Sunday, January 3, 2016

Whole 30 Day Zero

Greetings,
I am sitting down on the eve of my first Whole 30 to log my thoughts and feelings. I have read the book, followed the advice and am all set to embark on this journey. I really hate when people talk about their journey but I guess it's a pretty accurate description of what is about to happen. I have recruited friends and family to join me and I plan to use this blog as a journal and accountability tracker throughout the next 30 days.

The reason I decided to do a Whole 30 is because I've developed some pretty disordered habits around eating and exercise. Three and a half years ago I decided to get fit and lose weight. I did succeed in losing 120 pounds. I also succeeded in adding muscle mass and cardiovascular endurance to run a half marathon. I also developed an intense fear of gaining the weight back. I deprived myself of calories to the point where I couldn't stand up without being light headed. I took pride in people telling me I shouldn't lose any more weight while secretly vowing to do just that.

Obviously that type of eating program is not sustainable and I then developed a habit of eating "bad" foods secretly. I also ramped up my consumption of diet soda. For some reason it felt like a freebie because it is calorie free. I started concocting strange snacks that appeared healthy but were really calorie bombs. Eating a jar of peanut butter each week cannot be good for anyone even if it is mixed with cottage cheese and bananas. Yes it is delicious.

I also found myself getting irrationally angry if I thought my treat foods were in jeopardy.

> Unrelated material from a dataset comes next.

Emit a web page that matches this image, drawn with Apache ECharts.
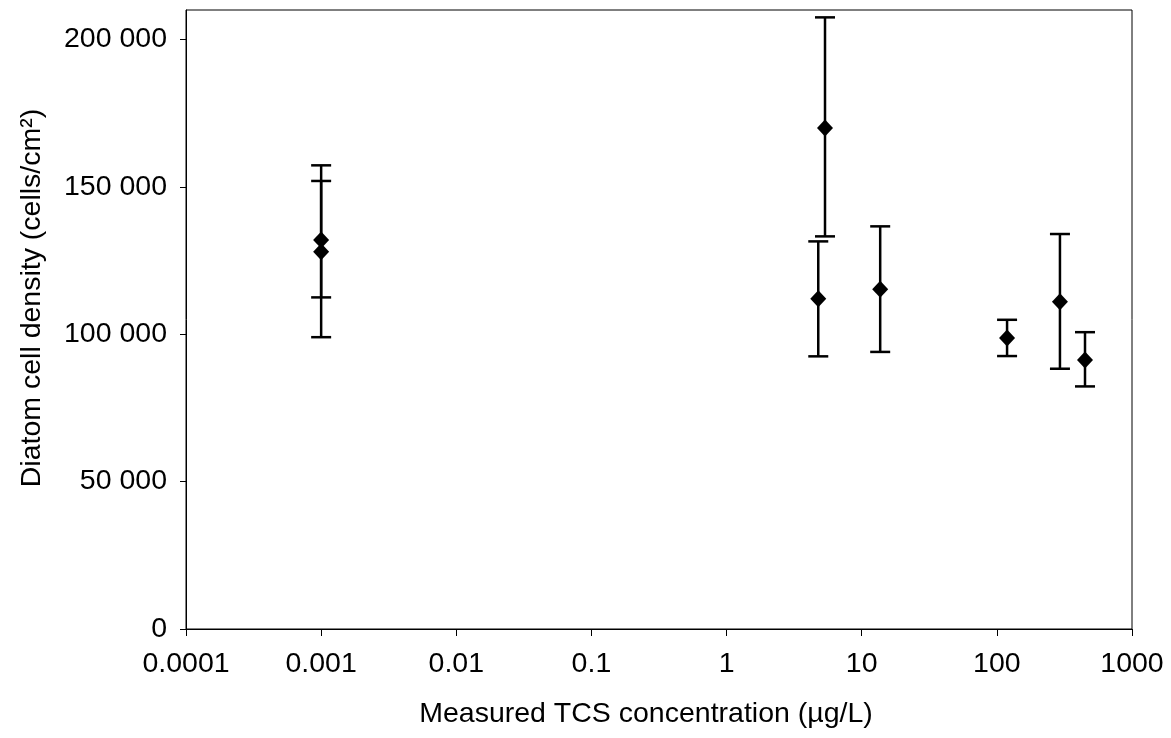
<!DOCTYPE html>
<html>
<head>
<meta charset="utf-8">
<script src="https://cdn.jsdelivr.net/npm/echarts@6/dist/echarts.min.js"></script>
<style>
  html, body { margin: 0; padding: 0; background: #fff; }
  #chart { width: 1171px; height: 738px; }
</style>
</head>
<body>
<div id="chart"></div>
<script>
// measured concentration (µg/L) and diatom density with error bar bounds
const concentration = [0.001, 0.001, 4.77, 5.35, 13.7, 119, 293, 449];
const density = [132000, 128000, 112000, 170000, 115300, 98700, 111000, 91300];
const upper = [152000, 157300, 131500, 207500, 136600, 104900, 134000, 100700];
const lower = [112500, 99000, 92500, 133200, 94000, 92600, 88300, 82300];

const xTickLabels = ['0.0001', '0.001', '0.01', '0.1', '1', '10', '100', '1000'];
const yTicks = [0, 50000, 100000, 150000, 200000];

const font = '"Liberation Sans", Arial, sans-serif';

const chart = echarts.init(document.getElementById('chart'));

const points = concentration.map((c, i) => [c, density[i]]);
const bars = concentration.map((c, i) => [c, lower[i], upper[i]]);

function renderErrorBar(params, api) {
  const x = api.value(0);
  const lo = api.coord([x, api.value(1)]);
  const hi = api.coord([x, api.value(2)]);
  const half = 10;
  const style = { stroke: '#000', lineWidth: 2.5 };
  return {
    type: 'group',
    children: [
      { type: 'line', shape: { x1: lo[0], y1: lo[1], x2: hi[0], y2: hi[1] }, style },
      { type: 'line', shape: { x1: lo[0] - half, y1: lo[1], x2: lo[0] + half, y2: lo[1] }, style },
      { type: 'line', shape: { x1: hi[0] - half, y1: hi[1], x2: hi[0] + half, y2: hi[1] }, style }
    ]
  };
}

chart.setOption({
  animation: false,
  backgroundColor: '#fff',
  grid: {
    left: 186, top: 10, right: 39, bottom: 109,
    show: true, borderColor: '#000', borderWidth: 1
  },
  xAxis: {
    type: 'log',
    logBase: 10,
    min: 0.0001,
    max: 1000,
    axisLine: { lineStyle: { color: '#000', width: 1 } },
    axisTick: { show: true, inside: false, length: 7, lineStyle: { color: '#000' } },
    splitLine: { show: false },
    minorTick: { show: false },
    axisLabel: {
      color: '#000', fontFamily: font, fontSize: 28.5, margin: 21,
      formatter: v => xTickLabels[Math.round(Math.log10(v)) + 4]
    }
  },
  yAxis: {
    type: 'value',
    min: 0,
    max: 210000,
    axisLine: { show: true, lineStyle: { color: '#000', width: 1 } },
    axisTick: { show: true, inside: false, length: 6, customValues: yTicks, lineStyle: { color: '#000' } },
    splitLine: { show: false },
    axisLabel: {
      color: '#000', fontFamily: font, fontSize: 28.5, margin: 19,
      customValues: yTicks,
      formatter: v => String(v).replace(/\B(?=(\d{3})+(?!\d))/g, ' ')
    }
  },
  graphic: [
    {
      type: 'text', x: 646, y: 714,
      style: {
        text: 'Measured TCS concentration (µg/L)', font: '28.5px ' + font,
        fill: '#000', textAlign: 'center', textVerticalAlign: 'middle'
      }
    },
    {
      type: 'text', x: 32, y: 298, rotation: Math.PI / 2,
      style: {
        text: 'Diatom cell density (cells/cm²)', font: '28.5px ' + font,
        fill: '#000', textAlign: 'center', textVerticalAlign: 'middle'
      }
    }
  ],
  series: [
    {
      type: 'custom',
      renderItem: renderErrorBar,
      data: bars,
      encode: { x: 0, y: [1, 2] },
      z: 2
    },
    {
      type: 'scatter',
      data: points,
      symbol: 'diamond',
      symbolSize: [16, 17],
      itemStyle: { color: '#000', opacity: 1 },
      z: 3
    }
  ]
});
</script>
</body>
</html>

I would go out of my way to stop at the grocery store on the way to work or during the work day to ensure I would have the ingredients I needed to make my snacks.

Fast forward to Fall of 2015. I was gaining weight and feeling bad about myself despite working out 6 days per week and feeling that I was always trying to eat just the right things. I was drinking liters of diet soda every single day. I often ended up feeling jittery and nauseous but still felt that I needed it.

If you haven't figured it out already there are addictive tendencies in my family that for me come out in my eating habits. I'm pretty convinced that sugar is my drug of choice and I have to treat it the way an alcoholic treats booze. Unfortunately sugar is so readily available I will be constantly faced with temptation. I am counting on the good feelings that result from eliminating sugar to far outweigh the temporary satisfaction gained from shoveling sugary treats into my mouth.

Over the next 30 days I will post my meals, thoughts and feelings. I will report in on the progress of those doing this with me (husband, mom, brother, sister-in-law, running buddy). At the end of the 30 days I'll show some before and after pictures and pounds and inches achievements of those willing to share.

If you are on the fence about Whole 30 I totally understand. I have been batting this idea around in the back of my head for over a year. I am finally so fed up with how things have gotten that I know doing that same things I'm doing will only result in more dysfunction and take me further from my goals.